Source excerpt:
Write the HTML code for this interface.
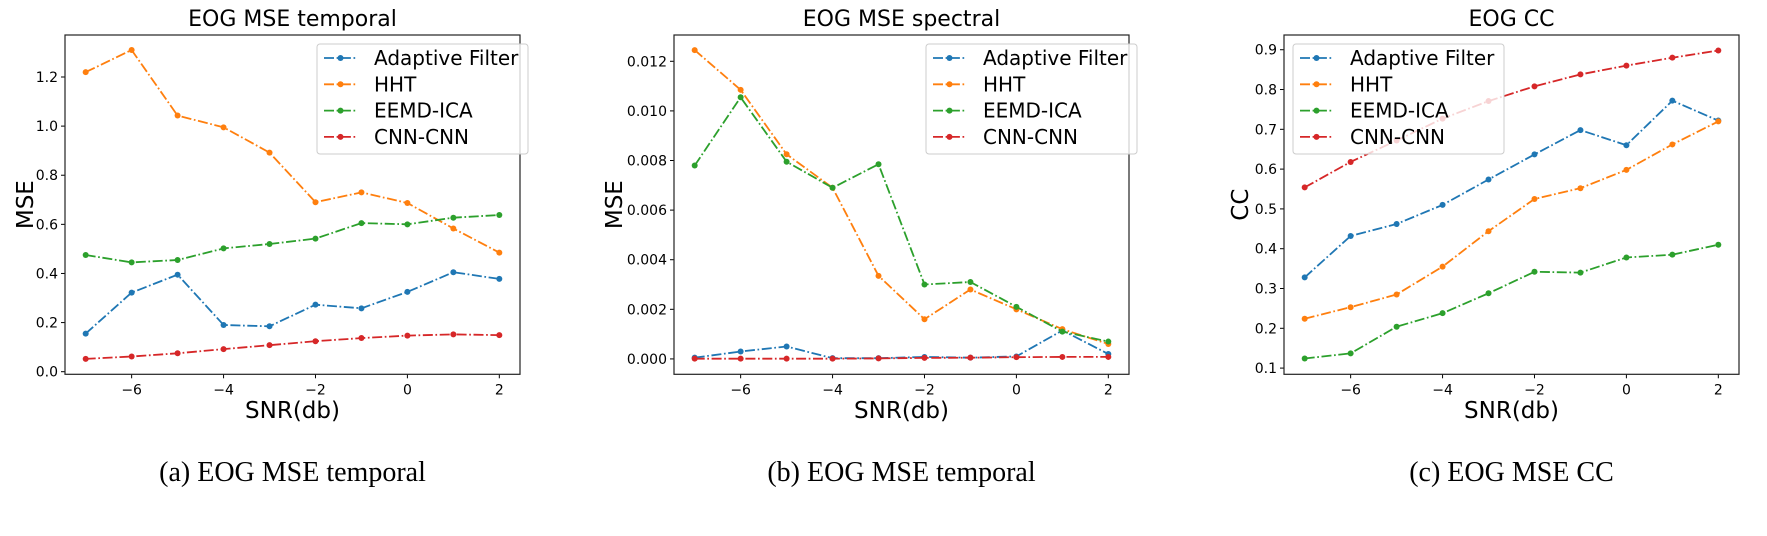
<!DOCTYPE html>
<html><head><meta charset="utf-8"><style>
html,body{margin:0;padding:0;background:#fff;}
svg{display:block;font-family:"DejaVu Sans","Liberation Sans",sans-serif;}
</style></head><body>
<svg id="fig" width="1767" height="536" viewBox="0 0 1767 536" xmlns="http://www.w3.org/2000/svg"></svg>
<script>
const snr = [-7,-6,-5,-4,-3,-2,-1,0,1,2];
const seriesNames = ["Adaptive Filter","HHT","EEMD-ICA","CNN-CNN"];
const colors = ["#1f77b4","#ff7f0e","#2ca02c","#d62728"];
// Chart 1: EOG MSE temporal
const t_af = [0.155,0.322,0.395,0.19,0.185,0.273,0.258,0.325,0.405,0.378];
const t_hht = [1.22,1.31,1.043,0.995,0.892,0.69,0.73,0.687,0.583,0.485];
const t_eemd = [0.475,0.445,0.455,0.502,0.52,0.542,0.605,0.6,0.627,0.638];
const t_cnn = [0.052,0.062,0.075,0.092,0.108,0.124,0.137,0.147,0.152,0.149];
const t_ticks = [0.0,0.2,0.4,0.6,0.8,1.0,1.2];
const t_tickLabels = ["0.0","0.2","0.4","0.6","0.8","1.0","1.2"];
// Chart 2: EOG MSE spectral
const s_af = [0.00005,0.0003,0.0005,0.00003,0.00003,0.00008,0.00005,0.0001,0.00115,0.0002];
const s_hht = [0.01245,0.01085,0.00825,0.0069,0.00335,0.0016,0.0028,0.002,0.0012,0.0006];
const s_eemd = [0.0078,0.01055,0.00795,0.0069,0.00785,0.003,0.0031,0.0021,0.0011,0.0007];
const s_cnn = [0.00001,0.00001,0.00001,0.00001,0.00002,0.00004,0.00005,0.00007,0.00008,0.00008];
const s_ticks = [0,0.002,0.004,0.006,0.008,0.010,0.012];
const s_tickLabels = ["0.000","0.002","0.004","0.006","0.008","0.010","0.012"];
// Chart 3: EOG CC
const c_af = [0.328,0.432,0.462,0.51,0.574,0.637,0.698,0.66,0.772,0.722];
const c_hht = [0.224,0.253,0.285,0.355,0.444,0.525,0.552,0.598,0.662,0.72];
const c_eemd = [0.124,0.137,0.204,0.238,0.288,0.342,0.34,0.378,0.385,0.41];
const c_cnn = [0.554,0.618,0.672,0.727,0.771,0.808,0.838,0.86,0.88,0.898];
const c_ticks = [0.1,0.2,0.3,0.4,0.5,0.6,0.7,0.8,0.9];
const c_tickLabels = ["0.1","0.2","0.3","0.4","0.5","0.6","0.7","0.8","0.9"];
const xTicks = [-6,-4,-2,0,2];
const xTickLabels = ["\u22126","\u22124","\u22122","0","2"];

const NS = "http://www.w3.org/2000/svg";
const fig = document.getElementById("fig");
function mk(tag, attrs, parent){const e=document.createElementNS(NS,tag);for(const k in attrs)e.setAttribute(k,attrs[k]);(parent||fig).appendChild(e);return e;}
function txt(s, attrs, parent){const e=mk("text",attrs,parent);e.textContent=s;return e;}

const charts = [
 {left:65,title:"EOG MSE temporal",ylab:"MSE",ylabOff:32,ymin:-0.0106,ymax:1.371,data:[t_af,t_hht,t_eemd,t_cnn],ticks:t_ticks,labels:t_tickLabels,caption:"(a) EOG MSE temporal",legX:317,name:"temporal"},
 {left:674,title:"EOG MSE spectral",ylab:"MSE",ylabOff:52,ymin:-0.00062,ymax:0.01306,data:[s_af,s_hht,s_eemd,s_cnn],ticks:s_ticks,labels:s_tickLabels,caption:"(b) EOG MSE temporal",legX:926,name:"spectral"},
 {left:1284,title:"EOG CC",ylab:"CC",ylabOff:36,ymin:0.0844,ymax:0.937,data:[c_af,c_hht,c_eemd,c_cnn],ticks:c_ticks,labels:c_tickLabels,caption:"(c) EOG MSE CC",legX:1293,name:"cc"}
];
const W=455, TOP=35, BOT=374.3, XMIN=-7.45, XMAX=2.45;
const LEGW=211;

charts.forEach(ch=>{
  const g = mk("g",{});
  
  
  const L=ch.left, R=L+W;
  const xs = v => L + (v-XMIN)/(XMAX-XMIN)*W;
  const ys = v => BOT - (v-ch.ymin)/(ch.ymax-ch.ymin)*(BOT-TOP);
  const t = txt(ch.title,{x:(L+R)/2,y:26,"text-anchor":"middle","font-size":22,fill:"#000"},g);
  
  
  ch.ticks.forEach((v,i)=>{
    const y=ys(v);
    mk("line",{x1:L-4,x2:L,y1:y,y2:y,stroke:"#000","stroke-width":1},g);
    const tl = txt(ch.labels[i],{x:L-7,y:y+5,"text-anchor":"end","font-size":14,fill:"#000"},g);
    
    
  });
  xTicks.forEach((v,i)=>{
    const x=xs(v);
    mk("line",{x1:x,x2:x,y1:BOT,y2:BOT+4,stroke:"#000","stroke-width":1},g);
    const tl = txt(xTickLabels[i],{x:x,y:BOT+20,"text-anchor":"middle","font-size":14,fill:"#000"},g);
    
    
  });
  const xl = txt("SNR(db)",{x:(L+R)/2,y:418,"text-anchor":"middle","font-size":23,fill:"#000"},g);
  
  
  const yx = L-ch.ylabOff, yy=(TOP+BOT)/2;
  const yl = txt(ch.ylab,{x:yx,y:yy,"text-anchor":"middle","font-size":23,fill:"#000",transform:`rotate(-90 ${yx} ${yy})`},g);
  
  
  ch.data.forEach((arr,si)=>{
    const pts = arr.map((v,i)=>xs(snr[i]).toFixed(1)+","+ys(v).toFixed(1)).join(" ");
    const pl = mk("polyline",{points:pts,fill:"none",stroke:colors[si],"stroke-width":1.8,"stroke-dasharray":"10 2.6 1.7 2.6"},g);
    
    
    arr.forEach((v,i)=>{
      const c = mk("circle",{cx:xs(snr[i]),cy:ys(v),r:3,fill:colors[si]},g);
      
      
    });
  });
  const fr = mk("rect",{x:L,y:TOP,width:W,height:BOT-TOP,fill:"none",stroke:"#222","stroke-width":1.2},g);
  
  
  const lg = mk("g",{},g);
  
  
  mk("rect",{x:ch.legX,y:44,width:LEGW,height:110,rx:3,fill:"#fff","fill-opacity":0.8,stroke:"#ccc","stroke-width":1},lg);
  seriesNames.forEach((n,si)=>{
    const y=58+si*26.3;
    const e = mk("g",{},lg);
    
    
    mk("line",{x1:ch.legX+7,x2:ch.legX+40,y1:y,y2:y,stroke:colors[si],"stroke-width":1.8,"stroke-dasharray":"10 2.6 1.7 2.6"},e);
    mk("circle",{cx:ch.legX+23.5,cy:y,r:3,fill:colors[si]},e);
    txt(n,{x:ch.legX+57,y:y+7,"font-size":20,fill:"#000"},e);
  });
  const cap = txt(ch.caption,{x:(L+R)/2,y:481,"text-anchor":"middle","font-size":28,fill:"#000","font-family":"Liberation Serif, serif"},g);
  
  
});
</script>
</body></html>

Task to carry out: Write out the full listing verbatim, excluding its pictures.

In response:
Write the HTML code for this interface.
<!DOCTYPE html>
<html><head><meta charset="utf-8"><style>
html,body{margin:0;padding:0;background:#fff;}
svg{display:block;font-family:"DejaVu Sans","Liberation Sans",sans-serif;}
</style></head><body>
<svg id="fig" width="1767" height="536" viewBox="0 0 1767 536" xmlns="http://www.w3.org/2000/svg"></svg>
<script>
const snr = [-7,-6,-5,-4,-3,-2,-1,0,1,2];
const seriesNames = ["Adaptive Filter","HHT","EEMD-ICA","CNN-CNN"];
const colors = ["#1f77b4","#ff7f0e","#2ca02c","#d62728"];
// Chart 1: EOG MSE temporal
const t_af = [0.155,0.322,0.395,0.19,0.185,0.273,0.258,0.325,0.405,0.378];
const t_hht = [1.22,1.31,1.043,0.995,0.892,0.69,0.73,0.687,0.583,0.485];
const t_eemd = [0.475,0.445,0.455,0.502,0.52,0.542,0.605,0.6,0.627,0.638];
const t_cnn = [0.052,0.062,0.075,0.092,0.108,0.124,0.137,0.147,0.152,0.149];
const t_ticks = [0.0,0.2,0.4,0.6,0.8,1.0,1.2];
const t_tickLabels = ["0.0","0.2","0.4","0.6","0.8","1.0","1.2"];
// Chart 2: EOG MSE spectral
const s_af = [0.00005,0.0003,0.0005,0.00003,0.00003,0.00008,0.00005,0.0001,0.00115,0.0002];
const s_hht = [0.01245,0.01085,0.00825,0.0069,0.00335,0.0016,0.0028,0.002,0.0012,0.0006];
const s_eemd = [0.0078,0.01055,0.00795,0.0069,0.00785,0.003,0.0031,0.0021,0.0011,0.0007];
const s_cnn = [0.00001,0.00001,0.00001,0.00001,0.00002,0.00004,0.00005,0.00007,0.00008,0.00008];
const s_ticks = [0,0.002,0.004,0.006,0.008,0.010,0.012];
const s_tickLabels = ["0.000","0.002","0.004","0.006","0.008","0.010","0.012"];
// Chart 3: EOG CC
const c_af = [0.328,0.432,0.462,0.51,0.574,0.637,0.698,0.66,0.772,0.722];
const c_hht = [0.224,0.253,0.285,0.355,0.444,0.525,0.552,0.598,0.662,0.72];
const c_eemd = [0.124,0.137,0.204,0.238,0.288,0.342,0.34,0.378,0.385,0.41];
const c_cnn = [0.554,0.618,0.672,0.727,0.771,0.808,0.838,0.86,0.88,0.898];
const c_ticks = [0.1,0.2,0.3,0.4,0.5,0.6,0.7,0.8,0.9];
const c_tickLabels = ["0.1","0.2","0.3","0.4","0.5","0.6","0.7","0.8","0.9"];
const xTicks = [-6,-4,-2,0,2];
const xTickLabels = ["\u22126","\u22124","\u22122","0","2"];

const NS = "http://www.w3.org/2000/svg";
const fig = document.getElementById("fig");
function mk(tag, attrs, parent){const e=document.createElementNS(NS,tag);for(const k in attrs)e.setAttribute(k,attrs[k]);(parent||fig).appendChild(e);return e;}
function txt(s, attrs, parent){const e=mk("text",attrs,parent);e.textContent=s;return e;}

const charts = [
 {left:65,title:"EOG MSE temporal",ylab:"MSE",ylabOff:32,ymin:-0.0106,ymax:1.371,data:[t_af,t_hht,t_eemd,t_cnn],ticks:t_ticks,labels:t_tickLabels,caption:"(a) EOG MSE temporal",legX:317,name:"temporal"},
 {left:674,title:"EOG MSE spectral",ylab:"MSE",ylabOff:52,ymin:-0.00062,ymax:0.01306,data:[s_af,s_hht,s_eemd,s_cnn],ticks:s_ticks,labels:s_tickLabels,caption:"(b) EOG MSE temporal",legX:926,name:"spectral"},
 {left:1284,title:"EOG CC",ylab:"CC",ylabOff:36,ymin:0.0844,ymax:0.937,data:[c_af,c_hht,c_eemd,c_cnn],ticks:c_ticks,labels:c_tickLabels,caption:"(c) EOG MSE CC",legX:1293,name:"cc"}
];
const W=455, TOP=35, BOT=374.3, XMIN=-7.45, XMAX=2.45;
const LEGW=211;

charts.forEach(ch=>{
  const g = mk("g",{});
  
  
  const L=ch.left, R=L+W;
  const xs = v => L + (v-XMIN)/(XMAX-XMIN)*W;
  const ys = v => BOT - (v-ch.ymin)/(ch.ymax-ch.ymin)*(BOT-TOP);
  const t = txt(ch.title,{x:(L+R)/2,y:26,"text-anchor":"middle","font-size":22,fill:"#000"},g);
  
  
  ch.ticks.forEach((v,i)=>{
    const y=ys(v);
    mk("line",{x1:L-4,x2:L,y1:y,y2:y,stroke:"#000","stroke-width":1},g);
    const tl = txt(ch.labels[i],{x:L-7,y:y+5,"text-anchor":"end","font-size":14,fill:"#000"},g);
    
    
  });
  xTicks.forEach((v,i)=>{
    const x=xs(v);
    mk("line",{x1:x,x2:x,y1:BOT,y2:BOT+4,stroke:"#000","stroke-width":1},g);
    const tl = txt(xTickLabels[i],{x:x,y:BOT+20,"text-anchor":"middle","font-size":14,fill:"#000"},g);
    
    
  });
  const xl = txt("SNR(db)",{x:(L+R)/2,y:418,"text-anchor":"middle","font-size":23,fill:"#000"},g);
  
  
  const yx = L-ch.ylabOff, yy=(TOP+BOT)/2;
  const yl = txt(ch.ylab,{x:yx,y:yy,"text-anchor":"middle","font-size":23,fill:"#000",transform:`rotate(-90 ${yx} ${yy})`},g);
  
  
  ch.data.forEach((arr,si)=>{
    const pts = arr.map((v,i)=>xs(snr[i]).toFixed(1)+","+ys(v).toFixed(1)).join(" ");
    const pl = mk("polyline",{points:pts,fill:"none",stroke:colors[si],"stroke-width":1.8,"stroke-dasharray":"10 2.6 1.7 2.6"},g);
    
    
    arr.forEach((v,i)=>{
      const c = mk("circle",{cx:xs(snr[i]),cy:ys(v),r:3,fill:colors[si]},g);
      
      
    });
  });
  const fr = mk("rect",{x:L,y:TOP,width:W,height:BOT-TOP,fill:"none",stroke:"#222","stroke-width":1.2},g);
  
  
  const lg = mk("g",{},g);
  
  
  mk("rect",{x:ch.legX,y:44,width:LEGW,height:110,rx:3,fill:"#fff","fill-opacity":0.8,stroke:"#ccc","stroke-width":1},lg);
  seriesNames.forEach((n,si)=>{
    const y=58+si*26.3;
    const e = mk("g",{},lg);
    
    
    mk("line",{x1:ch.legX+7,x2:ch.legX+40,y1:y,y2:y,stroke:colors[si],"stroke-width":1.8,"stroke-dasharray":"10 2.6 1.7 2.6"},e);
    mk("circle",{cx:ch.legX+23.5,cy:y,r:3,fill:colors[si]},e);
    txt(n,{x:ch.legX+57,y:y+7,"font-size":20,fill:"#000"},e);
  });
  const cap = txt(ch.caption,{x:(L+R)/2,y:481,"text-anchor":"middle","font-size":28,fill:"#000","font-family":"Liberation Serif, serif"},g);
  
  
});
</script>
</body></html>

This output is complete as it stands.